2019.2.2
高橋工房の「浮世絵版画実演」ワークショップ
浮世絵の場合は、絵師、彫師、摺師と分業になっていて、そのプロデュースをするのが版元ということですが、現代の蔦屋重三郎ともいうべき、江戸浮世絵版元13代目高橋由貴子さんをお迎えして、浮世絵木版画についてのお話と、浮世絵の版木からの手刷り体験ワークショップを開催しました。江戸時代には、浮世絵が、庶民の手に届くものであったがゆえに、オリジナルの昔のものは、多くのものが、焚き付け紙等に使われて、国内には無くなってしまっているそうです。
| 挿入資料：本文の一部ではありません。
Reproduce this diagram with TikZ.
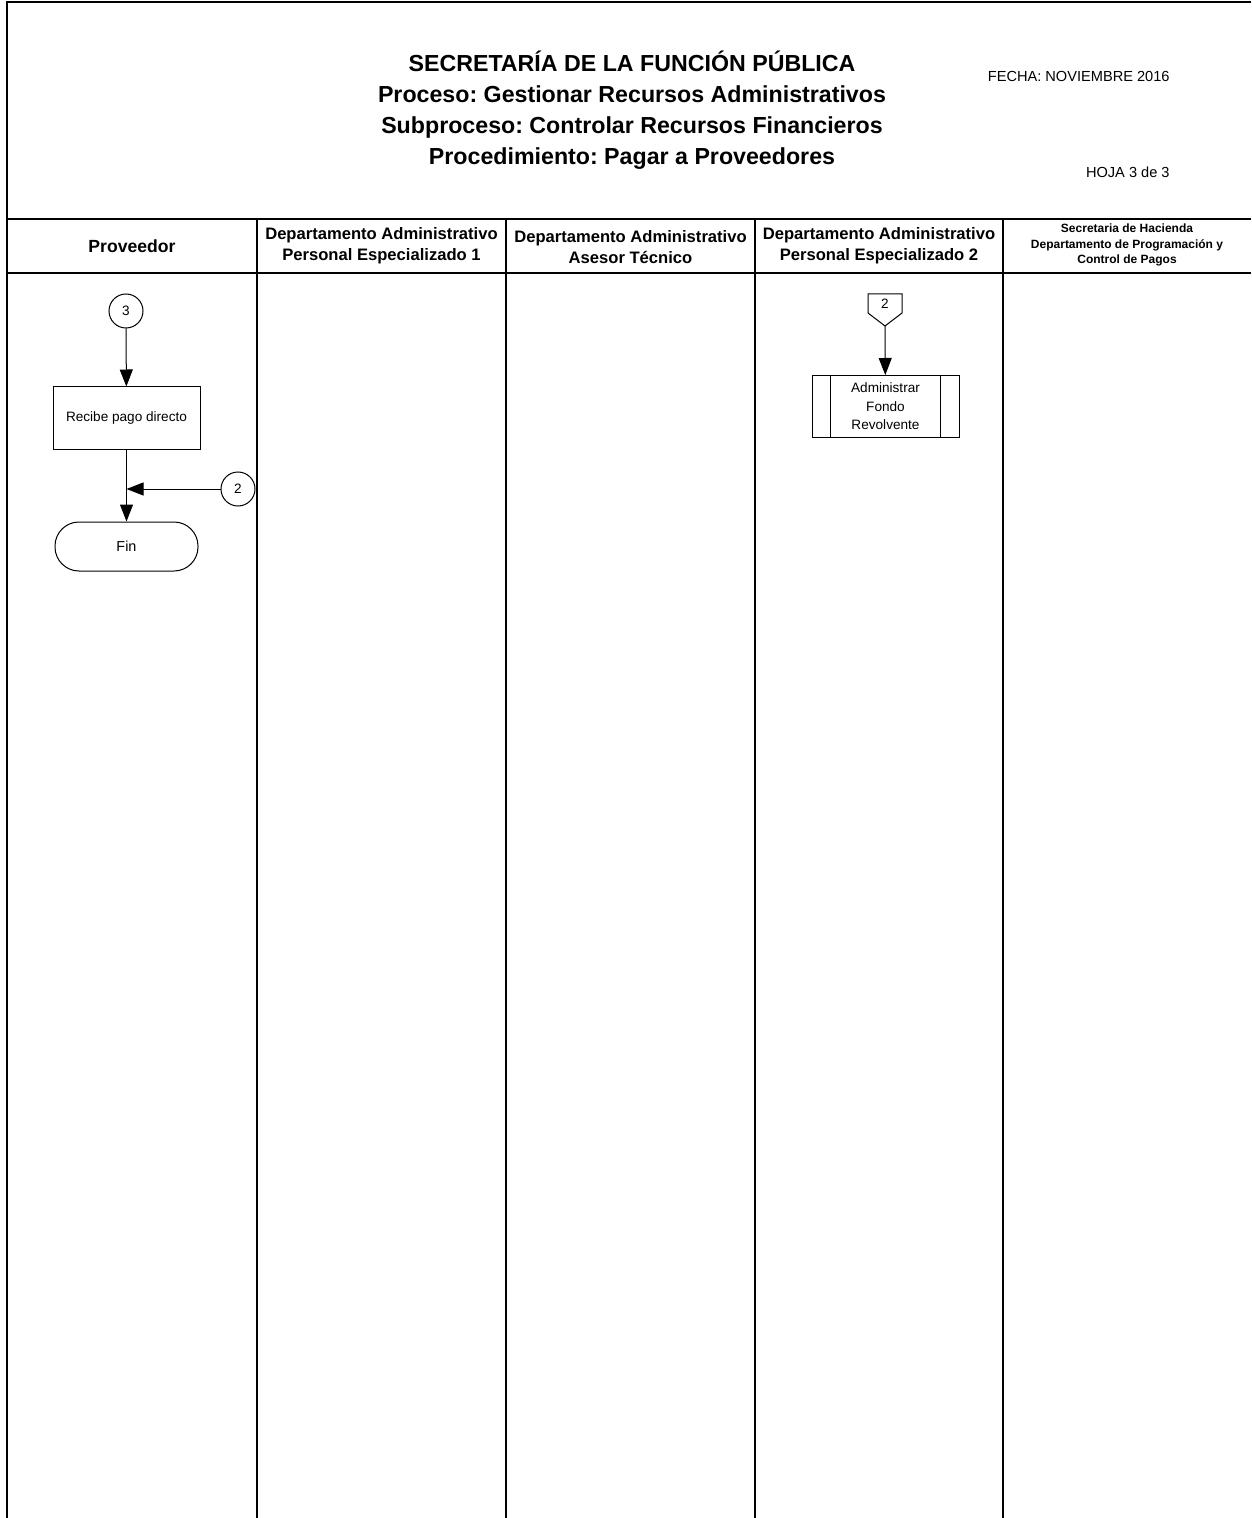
\documentclass[tikz,border=0pt]{standalone}
\usepackage{fontspec}
\setmainfont{Liberation Sans}
\usetikzlibrary{arrows.meta}
\frenchspacing
\tikzset{
  frame/.style={line width=0.9pt},
  nd/.style={draw, line width=0.5pt, font=\fontsize{6.8}{9.3}\selectfont, inner sep=0pt, align=center},
  conn/.style={nd, circle, minimum size=17pt},
  procbox/.style={nd, rectangle, minimum width=73.5pt, minimum height=31pt},
  term/.style={nd, rectangle, rounded corners=12pt, minimum width=71.5pt, minimum height=24.5pt},
  flow/.style={line width=0.5pt, -{Triangle[length=8.5pt,width=6.5pt]}},
  lanehead/.style={font=\fontsize{8.3}{10.5}\selectfont\bfseries, align=center, inner sep=0pt},
  smallhead/.style={font=\fontsize{6}{7.6}\selectfont\bfseries, align=center, inner sep=0pt},
  info/.style={font=\fontsize{7.3}{9}\selectfont, inner sep=0pt}
}
\begin{document}
\begin{tikzpicture}[x=0.5pt,y=-0.5pt]
\useasboundingbox (0,0) rectangle (1251,1518);
% frame
\draw[frame] (7,1518) -- (7,2) -- (1251,2);
\draw[frame] (7,219) -- (1251,219);
\draw[frame] (7,273) -- (1251,273);
\foreach \x in {257,506,755,1003} \draw[frame] (\x,219) -- (\x,1518);
% title
\node[font=\fontsize{11.6}{15.5}\selectfont\bfseries, align=center, inner sep=0pt] (title) at (632,110)
 {SECRETARÍA DE LA FUNCIÓN PÚBLICA\\Proceso: Gestionar Recursos Administrativos\\Subproceso: Controlar Recursos Financieros\\Procedimiento: Pagar a Proveedores};
\node[info, anchor=east] (fecha) at (1170,76) {FECHA: NOVIEMBRE 2016};
\node[info, anchor=east] (hoja) at (1170,172) {HOJA 3 de 3};
% lane headers
\node[lanehead, font=\fontsize{8.8}{10.5}\selectfont\bfseries] (h1) at (132,246) {Proveedor};
\node[lanehead] (h2) at (381.5,246) {Departamento Administrativo\\Personal Especializado 1};
\node[lanehead] (h3) at (630.5,247) {Departamento Administrativo\\Asesor Técnico};
\node[lanehead] (h4) at (879,246) {Departamento Administrativo\\Personal Especializado 2};
\node[smallhead] (h5) at (1127,245) {Secretaria de Hacienda\\Departamento de Programación y\\Control de Pagos};
% Proveedor lane
\node[conn] (c3) at (126,311) {3};
\node[procbox] (recibe) at (126.5,418) {Recibe pago directo};
\node[term, font=\fontsize{7.2}{9}\selectfont] (fin) at (126.5,546.5) {Fin};
\node[conn] (c2) at (238,489) {2};
\coordinate (j) at (126.5,489);
\draw[flow] (c3) -- (recibe);
\draw[flow] (recibe) -- (fin);
\draw[flow] (c2) -- (j);
% Personal Especializado 2 lane
\node[font=\fontsize{6.8}{8}\selectfont, inner sep=0pt] (optext) at (885,304) {2};
\draw[line width=0.5pt] (868,294) -- (902,294) -- (902,313) -- (885,326) -- (868,313) -- cycle;
\coordinate (opb) at (885,326);
\node[procbox] (admin) at (885.5,406.5) {Administrar\\Fondo\\Revolvente};
\draw[line width=0.5pt] ([xshift=9.5pt]admin.north west) -- ([xshift=9.5pt]admin.south west);
\draw[line width=0.5pt] ([xshift=-9.5pt]admin.north east) -- ([xshift=-9.5pt]admin.south east);
\draw[flow] (opb) -- (admin);
\end{tikzpicture}
\end{document}
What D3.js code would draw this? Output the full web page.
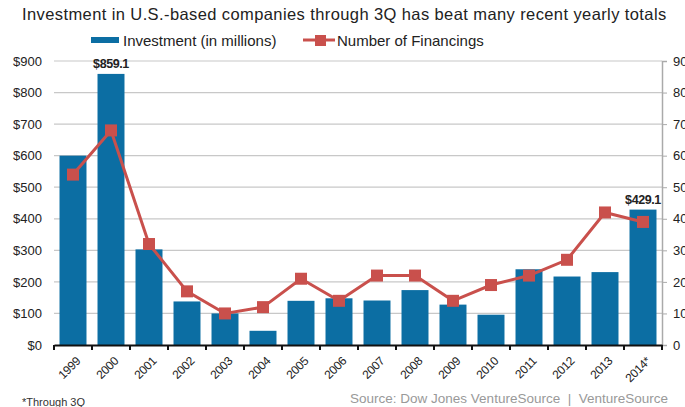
<!DOCTYPE html>
<html>
<head>
<meta charset="utf-8">
<script src="https://cdn.jsdelivr.net/npm/d3@7"></script>
<style>
  body { margin: 0; background: #fff; }
  svg { font-family: "Liberation Sans", Arial, sans-serif; display: block; }
</style>
</head>
<body>
<div id="chart"></div>
<script>
// data
const years = ["1999", "2000", "2001", "2002", "2003", "2004", "2005", "2006",
               "2007", "2008", "2009", "2010", "2011", "2012", "2013", "2014*"];
const investment = [600, 859.1, 303, 138, 100, 45, 140, 148,
                    141, 174, 128, 96, 240, 217, 231, 429.1];
const financings = [540, 680, 320, 170, 100, 120, 210, 140,
                    220, 220, 140, 190, 220, 270, 420, 390];
const leftTicks = [0, 100, 200, 300, 400, 500, 600, 700, 800, 900];
const rightTicks = [0, 100, 200, 300, 400, 500, 600, 700, 800, 900];
const labelled = { "2000": "$859.1", "2014*": "$429.1" };

const W = 685, H = 407;
const margin = { top: 61, right: 23, bottom: 62, left: 54 };
const width = W - margin.left - margin.right,
      height = H - margin.top - margin.bottom;

const blue = "#0c6ea3", red = "#c9504c";

const root = d3.select("#chart").append("svg")
    .attr("width", W).attr("height", H);

root.append("text")
    .attr("x", 22).attr("y", 20)
    .style("font-size", "16.5px").style("fill", "#222").style("letter-spacing", "0.4px")
    .text("Investment in U.S.-based companies through 3Q has beat many recent yearly totals");

// legend
const lg = root.append("g");
lg.append("rect").attr("x", 91).attr("y", 37).attr("width", 28).attr("height", 6).attr("fill", blue);
lg.append("text").attr("x", 123).attr("y", 46).style("font-size", "15px").style("fill", "#222")
    .text("Investment (in millions)");
lg.append("line").attr("x1", 303).attr("x2", 335).attr("y1", 40).attr("y2", 40)
    .attr("stroke", red).attr("stroke-width", 3);
lg.append("rect").attr("x", 315).attr("y", 35).attr("width", 11).attr("height", 11).attr("fill", red);
lg.append("text").attr("x", 337).attr("y", 46).style("font-size", "15px").style("fill", "#222")
    .text("Number of Financings");

const svg = root.append("g")
    .attr("transform", `translate(${margin.left},${margin.top})`);

const x = d3.scaleBand().domain(years).range([0, width]).paddingInner(0.29).paddingOuter(0.145);
const xb = d3.scaleBand().domain(years).range([0, width]);
const y = d3.scaleLinear().domain([0, 900]).range([height, 0]);
const y2 = d3.scaleLinear().domain([0, 900]).range([height, 0]);

// gridlines
svg.append("g")
    .selectAll("line")
    .data(leftTicks.slice(1))
    .enter().append("line")
    .attr("x1", 0).attr("x2", width)
    .attr("y1", d => y(d)).attr("y2", d => y(d))
    .attr("stroke", "#c8c8c8").attr("stroke-width", 1.2);

// left axis labels
const yAxis = svg.append("g")
    .call(d3.axisLeft(y).tickValues(leftTicks).tickFormat(d => "$" + d).tickSize(0).tickPadding(12));
yAxis.select(".domain").remove();
yAxis.selectAll("text").style("font-size", "13px").style("fill", "#222")
    .style("font-family", "Liberation Sans, Arial, sans-serif");

// right axis (labels run past the page edge, as in the source)
const yAxisR = svg.append("g")
    .attr("transform", `translate(${width},0)`)
    .call(d3.axisRight(y2).tickValues(rightTicks).tickSize(5).tickPadding(6));
yAxisR.select(".domain").attr("stroke", "#aaa").attr("stroke-width", 1.5);
yAxisR.selectAll(".tick line").attr("stroke", "#aaa");
yAxisR.selectAll("text").style("font-size", "13px").style("fill", "#222")
    .style("font-family", "Liberation Sans, Arial, sans-serif");

// bars
svg.selectAll(".bar")
    .data(years)
    .enter().append("rect")
    .attr("class", "bar")
    .attr("x", d => x(d))
    .attr("y", (d, i) => y(investment[i]))
    .attr("width", x.bandwidth())
    .attr("height", (d, i) => height - y(investment[i]))
    .attr("fill", blue);

// bar value labels
svg.selectAll(".vlabel")
    .data(years.filter(d => labelled[d]))
    .enter().append("text")
    .attr("x", d => x(d) + x.bandwidth() / 2)
    .attr("y", d => y(investment[years.indexOf(d)]) - 6)
    .attr("text-anchor", "middle")
    .style("font-size", "12.5px").style("font-weight", "bold").style("fill", "#222")
    .style("letter-spacing", "-0.4px")
    .text(d => labelled[d]);

// bottom axis
const xAxis = svg.append("g")
    .attr("transform", `translate(0,${height})`)
    .call(d3.axisBottom(xb).tickSize(0).tickPadding(13));
xAxis.select(".domain").attr("stroke", "#111").attr("stroke-width", 2);
xAxis.selectAll("text")
    .attr("transform", "rotate(-45)")
    .attr("dx", "-0.5em").attr("dy", "0.4em")
    .style("text-anchor", "end")
    .style("font-size", "12px").style("fill", "#222").style("letter-spacing", "-0.3px")
    .style("font-family", "Liberation Sans, Arial, sans-serif");
// ticks at band boundaries
svg.append("g")
    .selectAll("line")
    .data(years.concat(["end"]))
    .enter().append("line")
    .attr("x1", (d, i) => i * xb.step()).attr("x2", (d, i) => i * xb.step())
    .attr("y1", height).attr("y2", height + 5)
    .attr("stroke", "#111").attr("stroke-width", 2);

// financings line
const line = d3.line()
    .x((d, i) => x(years[i]) + x.bandwidth() / 2)
    .y(d => y2(d));
svg.append("path")
    .datum(financings)
    .attr("d", line)
    .attr("fill", "none")
    .attr("stroke", red)
    .attr("stroke-width", 3);
svg.selectAll(".mk")
    .data(financings)
    .enter().append("rect")
    .attr("x", (d, i) => x(years[i]) + x.bandwidth() / 2 - 6)
    .attr("y", d => y2(d) - 6)
    .attr("width", 12).attr("height", 12)
    .attr("fill", red);

// footnotes
root.append("text").attr("x", 22).attr("y", 406)
    .style("font-size", "11px").style("fill", "#333").text("*Through 3Q");
root.append("text").attr("x", 668).attr("y", 403).attr("text-anchor", "end")
    .attr("xml:space", "preserve").style("white-space", "pre")
    .style("font-size", "13.5px").style("fill", "#999")
    .text("Source: Dow Jones VentureSource  |  VentureSource");
</script>
</body>
</html>
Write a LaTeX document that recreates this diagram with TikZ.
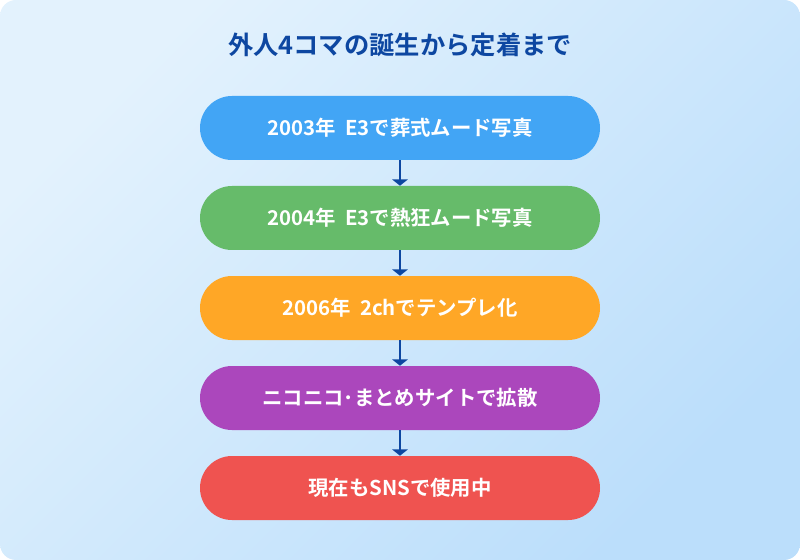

現存する古い浮世絵は、保護紙として、伊万里等の陶器の輸出に使われていたものが、たまたま海外の人の目に留まって、ジャポニズムの流行を引き起こした結果、大切に扱われたために残ったのだそうです。高橋さんが、実際の浮世絵を何枚も持って来られ、その現物を見ながら、お話を聞くことにより、浮世絵に対する見方が深まりました。例えば、夜の星や、花火のキラキラとした表現をするために、雲母の粉をふるいかけるなど大変細かい技が使われています。雨の表現なども、大変細い線の彫りなど、大変繊細な技巧が施されているのだそうです。貴重なお話を伺った後は、実技で、実際に今の摺りに使われている版木と高級なバレンを使わせていただいてブックカバーを刷りました。